Il che mi porta agli ultimi sviluppi dei dibattiti politici tra i democratici: la proposta di Elizabeth Warren per un approccio in due tempi alla riforma sanitaria. La sua idea è partire con iniziative – alcune delle quali che non richiedono alcuna legge, altre che richiedono una semplice maggioranza al Senato – che ampierebbe grandemente la copertura delle assicurazioni sanitarie. Queste azioni, se avessero successo, porterebbero benefici tangibili a milioni di persone.
Esse, tuttavia, non corrisponderebbero alla piena eliminazione delle assicurazioni private e ad un sistema di pagamenti pienamente centralizzato, come chiede Sanders. La Warren continua a dire che questa è la sua intenzione finale, ed ha reso noto un piano per finanziare tale sistema.

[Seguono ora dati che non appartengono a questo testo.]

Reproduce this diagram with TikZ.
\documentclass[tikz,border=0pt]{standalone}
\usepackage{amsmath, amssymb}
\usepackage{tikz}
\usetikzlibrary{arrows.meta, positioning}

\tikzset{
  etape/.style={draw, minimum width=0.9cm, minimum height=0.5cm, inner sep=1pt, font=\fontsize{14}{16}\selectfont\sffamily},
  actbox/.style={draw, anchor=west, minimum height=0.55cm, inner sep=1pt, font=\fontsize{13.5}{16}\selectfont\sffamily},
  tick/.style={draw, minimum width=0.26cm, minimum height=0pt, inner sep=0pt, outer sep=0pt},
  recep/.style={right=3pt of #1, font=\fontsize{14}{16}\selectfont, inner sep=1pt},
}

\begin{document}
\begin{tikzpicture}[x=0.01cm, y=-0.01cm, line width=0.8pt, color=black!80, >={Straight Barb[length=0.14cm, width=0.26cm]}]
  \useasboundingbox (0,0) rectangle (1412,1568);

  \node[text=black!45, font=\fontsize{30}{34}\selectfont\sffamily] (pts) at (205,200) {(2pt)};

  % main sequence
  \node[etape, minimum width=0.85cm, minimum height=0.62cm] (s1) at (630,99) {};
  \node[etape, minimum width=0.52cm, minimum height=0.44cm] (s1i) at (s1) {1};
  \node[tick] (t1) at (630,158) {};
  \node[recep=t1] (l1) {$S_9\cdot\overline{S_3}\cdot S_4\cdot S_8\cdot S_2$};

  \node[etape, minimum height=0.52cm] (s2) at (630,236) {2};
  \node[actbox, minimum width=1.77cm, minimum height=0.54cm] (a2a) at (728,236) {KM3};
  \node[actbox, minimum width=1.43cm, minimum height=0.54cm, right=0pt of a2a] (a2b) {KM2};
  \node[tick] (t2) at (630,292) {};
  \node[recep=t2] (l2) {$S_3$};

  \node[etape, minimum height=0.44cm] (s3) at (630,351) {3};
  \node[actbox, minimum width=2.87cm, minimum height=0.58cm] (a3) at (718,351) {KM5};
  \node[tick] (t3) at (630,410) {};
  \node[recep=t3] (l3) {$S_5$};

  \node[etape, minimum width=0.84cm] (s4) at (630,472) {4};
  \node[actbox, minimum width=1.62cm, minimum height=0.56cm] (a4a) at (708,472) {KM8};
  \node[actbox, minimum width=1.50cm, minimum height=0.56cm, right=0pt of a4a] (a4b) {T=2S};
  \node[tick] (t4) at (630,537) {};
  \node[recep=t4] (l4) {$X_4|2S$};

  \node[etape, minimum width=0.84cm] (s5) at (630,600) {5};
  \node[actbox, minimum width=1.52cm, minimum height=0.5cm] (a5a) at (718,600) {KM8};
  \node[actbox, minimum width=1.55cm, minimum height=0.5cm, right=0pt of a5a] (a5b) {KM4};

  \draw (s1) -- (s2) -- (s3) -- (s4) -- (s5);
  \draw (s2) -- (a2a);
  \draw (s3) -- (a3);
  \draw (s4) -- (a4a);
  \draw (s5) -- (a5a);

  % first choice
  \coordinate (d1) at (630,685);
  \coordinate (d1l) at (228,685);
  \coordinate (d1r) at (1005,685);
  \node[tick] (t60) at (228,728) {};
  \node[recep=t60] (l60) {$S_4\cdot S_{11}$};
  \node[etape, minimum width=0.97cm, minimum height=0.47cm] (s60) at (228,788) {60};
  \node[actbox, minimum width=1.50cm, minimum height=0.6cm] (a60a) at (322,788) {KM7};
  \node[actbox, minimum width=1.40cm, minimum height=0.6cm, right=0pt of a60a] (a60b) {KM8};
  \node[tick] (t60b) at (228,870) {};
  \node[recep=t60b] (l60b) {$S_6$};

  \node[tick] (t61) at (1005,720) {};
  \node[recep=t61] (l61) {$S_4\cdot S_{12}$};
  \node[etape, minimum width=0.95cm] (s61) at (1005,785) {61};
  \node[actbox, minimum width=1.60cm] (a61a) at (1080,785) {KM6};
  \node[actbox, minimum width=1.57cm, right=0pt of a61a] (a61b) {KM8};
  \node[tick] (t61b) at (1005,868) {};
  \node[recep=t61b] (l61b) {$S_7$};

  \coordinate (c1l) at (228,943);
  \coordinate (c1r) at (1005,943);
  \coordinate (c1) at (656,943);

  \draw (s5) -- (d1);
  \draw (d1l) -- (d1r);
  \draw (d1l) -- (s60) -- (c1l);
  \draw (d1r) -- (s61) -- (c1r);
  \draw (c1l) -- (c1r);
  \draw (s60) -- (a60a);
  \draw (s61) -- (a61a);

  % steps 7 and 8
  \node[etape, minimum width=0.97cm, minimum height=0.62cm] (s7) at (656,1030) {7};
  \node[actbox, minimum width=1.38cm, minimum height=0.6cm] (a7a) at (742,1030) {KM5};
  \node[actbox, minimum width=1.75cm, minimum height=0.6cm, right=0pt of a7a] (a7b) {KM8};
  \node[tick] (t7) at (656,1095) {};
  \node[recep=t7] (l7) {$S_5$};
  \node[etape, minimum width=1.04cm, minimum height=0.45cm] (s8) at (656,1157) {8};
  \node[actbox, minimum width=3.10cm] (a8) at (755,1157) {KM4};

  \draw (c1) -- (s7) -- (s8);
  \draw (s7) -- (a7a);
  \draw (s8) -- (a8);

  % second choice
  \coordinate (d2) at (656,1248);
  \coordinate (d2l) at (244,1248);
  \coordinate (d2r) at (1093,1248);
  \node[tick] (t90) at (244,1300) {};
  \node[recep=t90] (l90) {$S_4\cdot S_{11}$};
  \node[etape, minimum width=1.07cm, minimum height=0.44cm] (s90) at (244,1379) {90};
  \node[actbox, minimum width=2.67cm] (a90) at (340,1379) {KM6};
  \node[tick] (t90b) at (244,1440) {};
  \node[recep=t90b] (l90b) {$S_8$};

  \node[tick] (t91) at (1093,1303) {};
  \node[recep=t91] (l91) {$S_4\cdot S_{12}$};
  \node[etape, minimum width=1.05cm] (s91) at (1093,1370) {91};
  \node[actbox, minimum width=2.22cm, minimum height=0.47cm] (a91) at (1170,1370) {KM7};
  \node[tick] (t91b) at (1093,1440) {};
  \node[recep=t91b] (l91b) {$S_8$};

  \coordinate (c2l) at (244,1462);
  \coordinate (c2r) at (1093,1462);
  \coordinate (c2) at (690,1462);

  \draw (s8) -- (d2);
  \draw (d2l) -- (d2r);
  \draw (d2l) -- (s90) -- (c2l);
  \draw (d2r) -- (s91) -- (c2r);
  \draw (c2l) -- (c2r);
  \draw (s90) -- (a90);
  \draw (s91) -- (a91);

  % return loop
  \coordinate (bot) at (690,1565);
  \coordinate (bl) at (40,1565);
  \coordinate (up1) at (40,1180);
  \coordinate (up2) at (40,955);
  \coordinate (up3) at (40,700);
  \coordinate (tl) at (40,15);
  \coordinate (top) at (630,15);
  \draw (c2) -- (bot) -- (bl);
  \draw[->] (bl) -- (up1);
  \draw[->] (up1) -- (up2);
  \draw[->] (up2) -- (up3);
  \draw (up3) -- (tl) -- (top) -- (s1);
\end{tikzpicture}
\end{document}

Ma ogni proposta legislativa aspetterebbe tre anni, dando il tempo agli elettori di constatare i benefici dei cambiamenti iniziali.
I sostenitori di Sanders, come era prevedibile, urlano al tradimento. Per essi l’alternativa è tra tutto o niente: l’impegno ad un sistema centralizzato deve diventare legge dal primo giorno.
Il guaio con tali richieste, a parte la forte probabilità che proporre la eliminazione delle assicurazioni private sarebbe un ostacolo nelle elezioni generali, è che una tale legge quasi certamente non riuscirebbe ad essere approvata neppure in un Senato democratico. Dunque, o tutto o niente, in pratica, significa niente.
Ma la Warren sta rinunciando a Medicare-per-tutti? Dopo tutto, quello che ella sta offrendo non è in realtà un piano di transizione nel senso consueto, dal momento che non c’è la garanzia che il secondo passo verrebbe mai fatto.
La lezione che io traggo dalla politica di Obama, è che una riforma sanitaria di successo, anche se incompleta, crea le precondizioni per una riforma ulteriore. Quello che sembra impossibile adesso potrebbe apparire molto diversamente una volta che decine di milioni di persone in più avessero una effettiva esperienza di un Medicare potenziato, e potessero confrontarlo con le assicurazioni private.
Sebbene da molto tempo io mi pronuncio contro il far diventare Medicare-per-tutti un test di purezza, c’è un buon argomento per giungere alla fine ad un sistema centralizzato di pagamenti. Ma il solo modo in cui può accadere è tramite qualcosa come la proposta della Warren: riforme iniziali che offrono benifici concreti, e magari forniscono un trampolino per qualcosa che sia persino più grande.